La storia, quella ufficiale, ha dannato la memoria delle donne celando e occultando i loro passi e le loro azioni. La potenza sovversiva dei loro gesti è stata però così dirompente che si è incisa ugualmente e in maniera indelebile senza che lo scorrere del tempo potesse cancellarla definitivamente.
Rinchiuse in percorsi angusti per via del loro genere, sottoposte a lacerazioni crudeli, a riduzioni e ridimensionamenti che tutt’oggi le imprigionano, le donne sono state capaci e lo sono ancora di trasformare le difficoltà in opportunità. E i racconti condensati nel libro, ne sono la prova.
Christina Broom si reinventò, dopo il fallimento dell’attività di famiglia, scattando foto e trasformandole in cartoline. Diventò la fotografa della famiglia reale inglese e immortalò i momenti più importanti del movimento suffragista.
Annie Edson Taylor fu più ardita. A sessant’anni si ritrovò vedova e povera. Aveva bisogno di soldi e si cimentò nel 1901 in un’impresa estrema che le avrebbe procurato attenzione e guadagni. Rinchiusa in una botte, decise di lanciarsi dalle rapide delle cascate del Niagara.

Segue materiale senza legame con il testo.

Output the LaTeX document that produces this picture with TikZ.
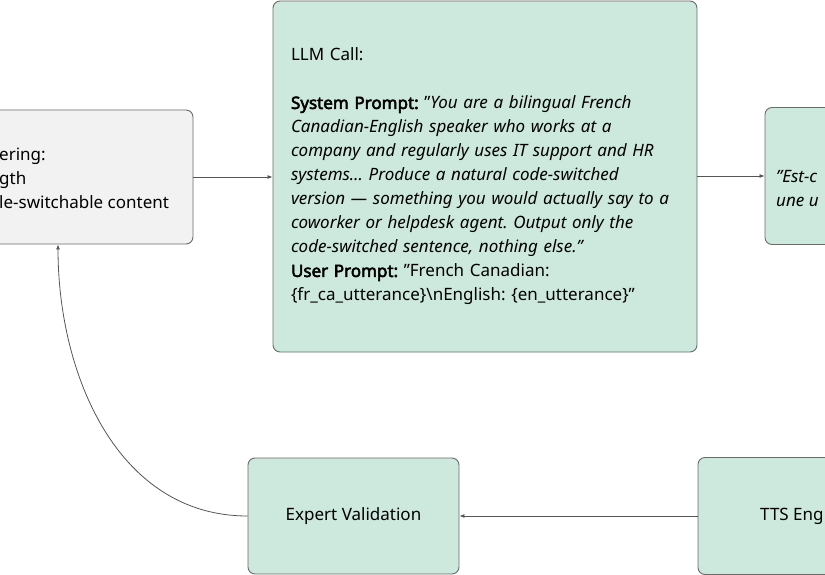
\documentclass[tikz,border=0pt]{standalone}
\usepackage{fontspec}
\setmainfont{Noto Sans}[AutoFakeBold=3]
\usetikzlibrary{arrows.meta,positioning}

\definecolor{mint}{HTML}{CDE8DC}
\definecolor{paleGrey}{HTML}{F2F2F2}
\definecolor{edgeGrey}{HTML}{6B6B6B}
\definecolor{linkGrey}{HTML}{555555}

\begin{document}
\begin{tikzpicture}[x=1pt, y=-1pt,
    block/.style={draw=edgeGrey, rounded corners=7pt, fill=mint, line width=0.9pt, font=\fontsize{17}{24}\selectfont\frenchspacing},
    greyblock/.style={block, fill=paleGrey},
    txt/.style={inner sep=0pt, align=left, font=\fontsize{17}{24}\selectfont},
    arrow/.style={-{Latex[length=5pt,width=4pt]}, linkGrey, line width=0.8pt}
  ]
    \useasboundingbox (0,0) rectangle (825,575);
    \clip (0,0) rectangle (825,575);

    \node[greyblock, minimum width=270pt, minimum height=134pt] (filt) at (58,177) {};
    \node[txt, anchor=west] (filttxt) at (-1,178) {ering:\\gth\\le-switchable content};

    \node[block, minimum width=424pt, minimum height=351pt, text width=388pt, inner xsep=18pt, align=left] (llm) at (485,176.5) {LLM Call:\\[24pt]
      \textbf{System Prompt:} "\textit{You are a bilingual French}\\
      \textit{Canadian-English speaker who works at a}\\
      \textit{company and regularly uses IT support and HR}\\
      \textit{systems\ldots{} Produce a natural code-switched}\\
      \textit{version --- something you would actually say to a}\\
      \textit{coworker or helpdesk agent. Output only the}\\
      \textit{code-switched sentence, nothing else."}\\
      \textbf{User Prompt:} "French Canadian:\\
      \{fr\_ca\_utterance\}\textbackslash nEnglish: \{en\_utterance\}"};

    \node[block, minimum width=211pt, minimum height=137pt] (cs) at (870.5,176) {};
    \node[txt, anchor=west, font=\fontsize{17}{24}\selectfont\itshape] (cstxt) at (776,189) {"Est-c\\une u};

    \node[block, minimum width=211pt, minimum height=116pt] (ev) at (353.5,516) {Expert Validation};
    \node[block, minimum width=211pt, minimum height=117pt] (tts) at (803.5,516) {};
    \node[txt, anchor=west] (ttstxt) at (760,516) {TTS Eng};

    \draw[arrow] (filt.east) -- (llm.west |- filt.east);
    \draw[arrow] (llm.east |- cs.west) -- (cs.west);
    \draw[arrow] (tts.west) -- (ev.east);
    \draw[arrow] (ev.west) .. controls +(-130,0) and +(0,130) .. (filt.south);
  \end{tikzpicture}
\end{document}
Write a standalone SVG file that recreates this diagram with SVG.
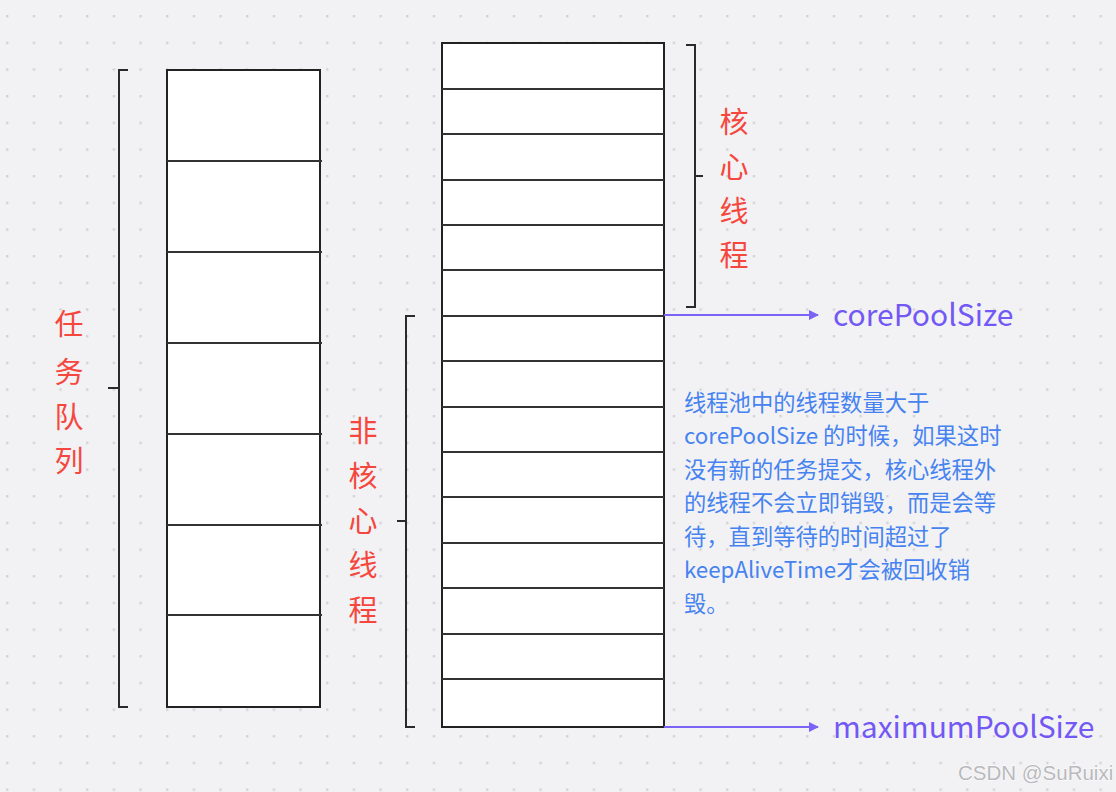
<svg xmlns="http://www.w3.org/2000/svg" width="1116" height="792" viewBox="0 0 1116 792">
<defs>
<pattern id="dots" x="6" y="15" width="26.67" height="26.67" patternUnits="userSpaceOnUse">
<rect x="0" y="0" width="2.4" height="2.4" fill="#d3d3d7"/>
</pattern>
<marker id="arr" viewBox="0 0 10 10" refX="9" refY="5" markerWidth="10" markerHeight="10" markerUnits="userSpaceOnUse" orient="auto">
<path d="M0,0 L10,5 L0,10 Z" fill="#7a63f6"/>
</marker>
<style>
.box{fill:#ffffff;stroke:#222222;stroke-width:2}
.row{stroke:#333333;stroke-width:2}
.br{fill:none;stroke:#2a2a2a;stroke-width:2}
.red{font-family:"Noto Sans CJK SC",sans-serif;font-size:29px;fill:#f5473d;text-anchor:middle}
.pur{font-family:"Noto Sans CJK SC",sans-serif;font-size:30px;fill:#7259f5}
.blue{font-family:"Noto Sans CJK SC",sans-serif;font-size:22.3px;fill:#4683f0}
.con{stroke:#7a63f6;stroke-width:2;fill:none}
</style>
</defs>
<rect width="1116" height="792" fill="#f2f2f4"/>
<rect width="1116" height="792" fill="url(#dots)"/>

<g id="task-queue">
<rect class="box" x="167" y="70" width="153" height="637"/>
<line class="row" x1="167" y1="161" x2="322" y2="161"/>
<line class="row" x1="167" y1="252" x2="322" y2="252"/>
<line class="row" x1="167" y1="343" x2="322" y2="343"/>
<line class="row" x1="167" y1="434" x2="322" y2="434"/>
<line class="row" x1="167" y1="525" x2="322" y2="525"/>
<line class="row" x1="167" y1="615" x2="322" y2="615"/>
</g>

<g id="task-queue-bracket">
<path class="br" d="M128,70 H119 V707 H128 M119,388 H108"/>
<text class="red" x="69" y="335">任</text>
<text class="red" x="69" y="383">务</text>
<text class="red" x="69" y="428">队</text>
<text class="red" x="69" y="472">列</text>
</g>

<g id="thread-pool">
<rect class="box" x="442" y="43" width="222" height="684"/>
<line class="row" x1="442" y1="89" x2="664" y2="89"/>
<line class="row" x1="442" y1="134" x2="664" y2="134"/>
<line class="row" x1="442" y1="180" x2="664" y2="180"/>
<line class="row" x1="442" y1="225" x2="664" y2="225"/>
<line class="row" x1="442" y1="270" x2="664" y2="270"/>
<line class="row" x1="442" y1="316" x2="664" y2="316"/>
<line class="row" x1="442" y1="361" x2="664" y2="361"/>
<line class="row" x1="442" y1="407" x2="664" y2="407"/>
<line class="row" x1="442" y1="452" x2="664" y2="452"/>
<line class="row" x1="442" y1="497" x2="664" y2="497"/>
<line class="row" x1="442" y1="543" x2="664" y2="543"/>
<line class="row" x1="442" y1="588" x2="664" y2="588"/>
<line class="row" x1="442" y1="634" x2="664" y2="634"/>
<line class="row" x1="442" y1="679" x2="664" y2="679"/>
</g>

<g id="core-bracket">
<path class="br" d="M686,45 H695 V307 H686 M695,176 H703"/>
<text class="red" x="734" y="133">核</text>
<text class="red" x="734" y="178">心</text>
<text class="red" x="734" y="222">线</text>
<text class="red" x="734" y="266">程</text>
</g>

<g id="noncore-bracket">
<path class="br" d="M415,316 H406 V727 H415 M406,521 H397"/>
<text class="red" x="363" y="442">非</text>
<text class="red" x="363" y="487">核</text>
<text class="red" x="363" y="532">心</text>
<text class="red" x="363" y="576">线</text>
<text class="red" x="363" y="621">程</text>
</g>

<g id="connectors">
<line class="con" x1="664" y1="315" x2="818" y2="315" marker-end="url(#arr)"/>
<line class="con" x1="664" y1="727" x2="818" y2="727" marker-end="url(#arr)"/>
</g>

<g id="core-size-label">
<text class="pur" x="833" y="326">corePoolSize</text>
</g>
<g id="max-size-label">
<text class="pur" x="833" y="738">maximumPoolSize</text>
</g>

<g id="note">
<text class="blue">
<tspan x="684" y="411">线程池中的线程数量大于</tspan>
<tspan x="684" y="444">corePoolSize 的时候，如果这时</tspan>
<tspan x="684" y="478">没有新的任务提交，核心线程外</tspan>
<tspan x="684" y="511">的线程不会立即销毁，而是会等</tspan>
<tspan x="684" y="545">待，直到等待的时间超过了</tspan>
<tspan x="684" y="578">keepAliveTime才会被回收销</tspan>
<tspan x="684" y="612">毁。</tspan>
</text>
</g>

<g id="watermark">
<text x="958" y="780" style="font-family:'Liberation Sans',sans-serif;font-size:20.5px;fill:#b9b9bd;stroke:#ffffff;stroke-width:0.8;paint-order:stroke">CSDN @SuRuixi</text>
</g>
</svg>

Williamina Fleming, invece, casalinga abbandonata dal marito poco prima della nascita del figlio, dopo aver trovato lavoro come governante dello scienziato di Harvard Edward Charles Pickering, diventò la sua assistente e guidò il gruppo di lavoro costituito da sole donne passato alla storia come le Harvard Computers, menti femminili che si dedicavano a elaborare migliaia di calcoli matematici.
Il viaggio attraverso queste vite di donne, conosciute o poche note, tutte capaci di lasciare un segno nella storia, si muove tra spiriti liberi, osservatrici, viaggiatrici, scienziate. Ci sono anche le donne samurai e le streghe delle notte, lo squadrone aereo femminile dell’aviazione russa capace di terrorizzare con le loro incursioni notturne i piloti tedeschi.
Un esercito di pioniere, gitane visionarie, incomprese creatrici. Molte lottarono per essere riconosciute, si scontrarono con muri inscalfibili. Donne che non sempre furono vincitrici, ma non per questo fallirono. Tutte hanno provato, hanno osato, hanno agito, hanno disegnato nuovi tracciati. Sono uscite dal focolare domestico, sfidando un mondo che non le desiderava, il mondo degli uomini che si rifiutava di capire quale dimensione rivoluzionaria potesse avere la loro capacità di orignare idee, azioni, creatività spumeggiante.
La misogina provò a fermarle, senza riuscirci mai del tutto. Erano donne che volevano essere libere. Erano donne che cercavano la loro strada. E pagarono, a volte, un prezzo altissimo. Come Marie Curie, scienziata due volte premio Nobel. Dopo aver perso il marito, aveva avuto una relazione con uomo sposato. Scrive amaramente Ferrer Valero: «La sua vita privata fu usata per screditare il suo lavoro cosa che probabilmente non sarebbe successo se fosse nata uomo».